All the works were worth looking at closely, studying and mulling in order to enjoy the play of line and form. Many of the prints are wonderfully drawn and warmly evocative. Every one is accompanied by a wall label, and the twelve or so most important artists merit bigger wall labels which give you their full biography along with influences and major works to set them in context.

These biographical notes help you to make connections between different artists linked by having a common publisher, or working on a common publication or magazine, or who knew each other and encouraged, helped or shared ideas. The exhibition really does give you a sense of an entire generation excitedly inventing a whole new style of art.

Nostalgia

I think at least in part I respond so warmly to so many of the images is because, as a boy growing up in the 1960s, lots of the old books in my local library and the children’s books which my parents bought for me, contained just this kind of late-Victorian / Edwardian illustrations.

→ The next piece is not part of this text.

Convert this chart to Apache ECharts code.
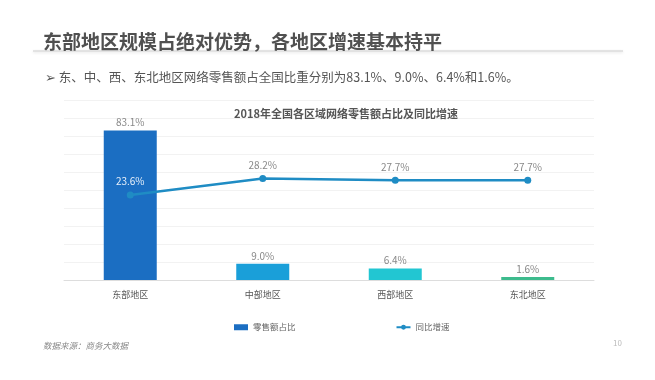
<!DOCTYPE html>
<html>
<head>
<meta charset="utf-8">
<script src="https://cdn.jsdelivr.net/npm/echarts@6/dist/echarts.min.js"></script>
<style>
html,body{margin:0;padding:0;background:#fff;}
#c{width:655px;height:380px;}
</style>
</head>
<body>
<div id="c"></div>
<script>
var categories = ['东部地区', '中部地区', '西部地区', '东北地区'];
var shareValues = [83.1, 9.0, 6.4, 1.6];
var growthValues = [23.6, 28.2, 27.7, 27.7];
var barColors = ['#1b6ec2', '#1a9fd9', '#22c6d2', '#3dbb8d'];
var seriesNames = ['零售额占比', '同比增速'];

var FONT = '"Noto Sans CJK SC", "Microsoft YaHei", sans-serif';
var chart = echarts.init(document.getElementById('c'));
chart.setOption({
  backgroundColor: '#ffffff',
  animation: false,
  textStyle: { fontFamily: FONT },
  title: [
    { text: '东部地区规模占绝对优势，各地区增速基本持平', left: 38, top: 27,
      textStyle: { fontSize: 19, fontWeight: 'bold', color: '#505050', fontFamily: FONT } },
    { text: '➢ 东、中、西、东北地区网络零售额占全国比重分别为83.1%、9.0%、6.4%和1.6%。', left: 40, top: 66,
      textStyle: { fontSize: 12.5, fontWeight: 'normal', color: '#555', fontFamily: FONT } },
    { text: '2018年全国各区域网络零售额占比及同比增速', left: 341, textAlign: 'center', top: 103,
      textStyle: { fontSize: 11, fontWeight: 'bold', color: '#555', fontFamily: FONT } },
    { text: '数据来源：商务大数据', left: 38, top: 337,
      textStyle: { fontSize: 8.5, fontWeight: 'normal', fontStyle: 'italic', color: '#888', fontFamily: FONT } },
    { text: '10', left: 608, top: 334,
      textStyle: { fontSize: 8, fontWeight: 'normal', color: '#bbb', fontFamily: FONT } }
  ],
  graphic: [
    { type: 'line', shape: { x1: 33, y1: 51, x2: 623, y2: 51 },
      style: { stroke: '#dcdcdc', lineWidth: 1.5, shadowBlur: 3, shadowColor: 'rgba(0,0,0,0.12)', shadowOffsetY: 1 } }
  ],
  legend: {
    left: 229, top: 318, itemGap: 100, itemWidth: 14, itemHeight: 6,
    textStyle: { fontSize: 8.5, color: '#666' },
    data: [
      { name: seriesNames[0], icon: 'rect', itemStyle: { color: '#1b6ec2' } },
      { name: seriesNames[1] }
    ]
  },
  grid: { left: 64, right: 61, top: 100, bottom: 100 },
  xAxis: {
    type: 'category', data: categories,
    axisLine: { lineStyle: { color: '#dddddd' } },
    axisTick: { show: false },
    axisLabel: { fontSize: 9, color: '#555', margin: 10 }
  },
  yAxis: [
    { type: 'value', min: 0, max: 100, interval: 10, axisLabel: { show: false },
      axisLine: { show: false }, axisTick: { show: false },
      splitLine: { lineStyle: { color: '#f2f2f2' } } },
    { type: 'value', min: 0, max: 50, interval: 10, show: false, splitLine: { show: false } }
  ],
  series: [
    { name: seriesNames[0], type: 'bar', barWidth: 53, yAxisIndex: 0,
      data: shareValues.map(function (v, i) { return { value: v, itemStyle: { color: barColors[i] } }; }),
      label: { show: true, position: 'top', fontSize: 10, color: '#888', distance: 3,
        formatter: function (p) { return p.value.toFixed(1) + '%'; } } },
    { name: seriesNames[1], type: 'line', yAxisIndex: 1,
      data: growthValues.map(function (v, i) {
        return i === 0 ? { value: v, label: { color: '#e8f0fa' } } : v; }),
      symbol: 'circle', symbolSize: 7,
      lineStyle: { color: '#1f8cc4', width: 2.5 },
      itemStyle: { color: '#1f8cc4' },
      label: { show: true, position: 'top', fontSize: 10, distance: 5, color: '#888',
        formatter: function (p) { return p.value.toFixed(1) + '%'; } },
      emphasis: { disabled: true }
    }
  ]
});
</script>
</body>
</html>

Looking at almost any of them creates a warm bath of half-forgotten memories of curling up in a corner and totally immersing myself in thrilling stories of Greek heroes and mermaids and pirates and pilgrims.

Tailpiece by Edgar Wilson (date unknown)

Tailpiece by Edgar Wilson (date unknown)

This is another wonderful, heart-warming and highly informative exhibition from the Heath Robinson Museum.